▶ [Stated goal] Quote the whole listing exactly. Leave the pictures out of your copy.

▶ [Supplied information]
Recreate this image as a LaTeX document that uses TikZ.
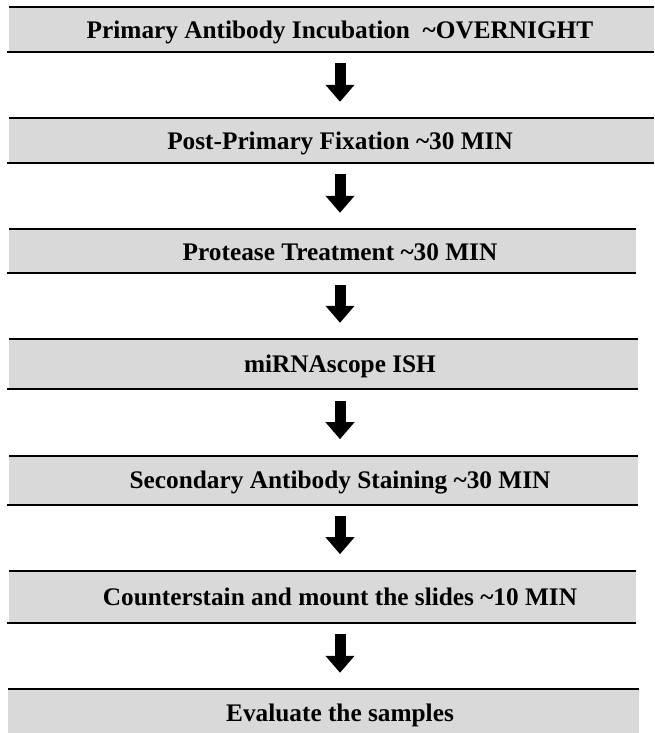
\documentclass[tikz,border=0pt]{standalone}
\usepackage{fontspec}
\setmainfont{Liberation Serif}
\usetikzlibrary{arrows.meta}
\definecolor{boxgray}{HTML}{D9D9D9}
\tikzset{
  stepbox/.style={fill=boxgray, draw=none, inner sep=0pt, outer sep=0pt, anchor=north west},
  lbl/.style={font=\bfseries\fontsize{25.3}{28}\selectfont, anchor=base, inner sep=0pt, outer sep=0pt},
  rule/.style={line width=2pt},
  flowarrow/.style={line width=11pt, line cap=butt, -{Triangle[width=28pt,length=17pt]}, shorten <=11.5pt, shorten >=16.5pt}
}
\begin{document}
\begin{tikzpicture}[x=1pt,y=-1pt]
\useasboundingbox (0,0) rectangle (654,733);
% boxes
\node[stepbox, minimum width=645pt, minimum height=44.4pt] (b1) at (9,7.3) {};
\node[stepbox, minimum width=645pt, minimum height=44.4pt] (b2) at (9,118.3) {};
\node[stepbox, minimum width=627pt, minimum height=44pt] (b3) at (9,229.3) {};
\node[stepbox, minimum width=629pt, minimum height=49.7pt] (b4) at (9,339.3) {};
\node[stepbox, minimum width=629pt, minimum height=49pt] (b5) at (9,455.7) {};
\node[stepbox, minimum width=627pt, minimum height=52pt] (b6) at (9,570.7) {};
\node[stepbox, minimum width=631pt, minimum height=50pt] (b7) at (8,689.3) {};
% rules
\foreach \b in {b1,b2,b3,b4,b5,b6,b7}{
  \draw[rule] (\b.north west) -- (\b.north east);
}
\foreach \b in {b1,b2,b3,b4,b5,b6}{
  \draw[rule] ([xshift=-2pt]\b.south west) -- (\b.south east);
}
% labels
\node[lbl] (t1) at (340,38.3) {Primary Antibody Incubation\ \ \textasciitilde OVERNIGHT};
\node[lbl] (t2) at (340,149.2) {Post-Primary Fixation \textasciitilde 30 MIN};
\node[lbl] (t3) at (340,260) {Protease Treatment \textasciitilde 30 MIN};
\node[lbl] (t4) at (340,372.8) {miRNAscope ISH};
\node[lbl] (t5) at (340,488.8) {Secondary Antibody Staining \textasciitilde 30 MIN};
\node[lbl] (t6) at (340,605.3) {Counterstain and mount the slides \textasciitilde 10 MIN};
\node[lbl] (t7) at (340,721.7) {Evaluate the samples};
% arrows
\draw[flowarrow] (t1 |- b1.south) -- (t2 |- b2.north);
\draw[flowarrow] (t2 |- b2.south) -- (t3 |- b3.north);
\draw[flowarrow] (t3 |- b3.south) -- (t4 |- b4.north);
\draw[flowarrow] (t4 |- b4.south) -- (t5 |- b5.north);
\draw[flowarrow] (t5 |- b5.south) -- (t6 |- b6.north);
\draw[flowarrow] (t6 |- b6.south) -- (t7 |- b7.north);
\end{tikzpicture}
\end{document}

▶ [Final result]
Recreate this image as a LaTeX document that uses TikZ.
\documentclass[tikz,border=0pt]{standalone}
\usepackage{fontspec}
\setmainfont{Liberation Serif}
\usetikzlibrary{arrows.meta}
\definecolor{boxgray}{HTML}{D9D9D9}
\tikzset{
  stepbox/.style={fill=boxgray, draw=none, inner sep=0pt, outer sep=0pt, anchor=north west},
  lbl/.style={font=\bfseries\fontsize{25.3}{28}\selectfont, anchor=base, inner sep=0pt, outer sep=0pt},
  rule/.style={line width=2pt},
  flowarrow/.style={line width=11pt, line cap=butt, -{Triangle[width=28pt,length=17pt]}, shorten <=11.5pt, shorten >=16.5pt}
}
\begin{document}
\begin{tikzpicture}[x=1pt,y=-1pt]
\useasboundingbox (0,0) rectangle (654,733);
% boxes
\node[stepbox, minimum width=645pt, minimum height=44.4pt] (b1) at (9,7.3) {};
\node[stepbox, minimum width=645pt, minimum height=44.4pt] (b2) at (9,118.3) {};
\node[stepbox, minimum width=627pt, minimum height=44pt] (b3) at (9,229.3) {};
\node[stepbox, minimum width=629pt, minimum height=49.7pt] (b4) at (9,339.3) {};
\node[stepbox, minimum width=629pt, minimum height=49pt] (b5) at (9,455.7) {};
\node[stepbox, minimum width=627pt, minimum height=52pt] (b6) at (9,570.7) {};
\node[stepbox, minimum width=631pt, minimum height=50pt] (b7) at (8,689.3) {};
% rules
\foreach \b in {b1,b2,b3,b4,b5,b6,b7}{
  \draw[rule] (\b.north west) -- (\b.north east);
}
\foreach \b in {b1,b2,b3,b4,b5,b6}{
  \draw[rule] ([xshift=-2pt]\b.south west) -- (\b.south east);
}
% labels
\node[lbl] (t1) at (340,38.3) {Primary Antibody Incubation\ \ \textasciitilde OVERNIGHT};
\node[lbl] (t2) at (340,149.2) {Post-Primary Fixation \textasciitilde 30 MIN};
\node[lbl] (t3) at (340,260) {Protease Treatment \textasciitilde 30 MIN};
\node[lbl] (t4) at (340,372.8) {miRNAscope ISH};
\node[lbl] (t5) at (340,488.8) {Secondary Antibody Staining \textasciitilde 30 MIN};
\node[lbl] (t6) at (340,605.3) {Counterstain and mount the slides \textasciitilde 10 MIN};
\node[lbl] (t7) at (340,721.7) {Evaluate the samples};
% arrows
\draw[flowarrow] (t1 |- b1.south) -- (t2 |- b2.north);
\draw[flowarrow] (t2 |- b2.south) -- (t3 |- b3.north);
\draw[flowarrow] (t3 |- b3.south) -- (t4 |- b4.north);
\draw[flowarrow] (t4 |- b4.south) -- (t5 |- b5.north);
\draw[flowarrow] (t5 |- b5.south) -- (t6 |- b6.north);
\draw[flowarrow] (t6 |- b6.south) -- (t7 |- b7.north);
\end{tikzpicture}
\end{document}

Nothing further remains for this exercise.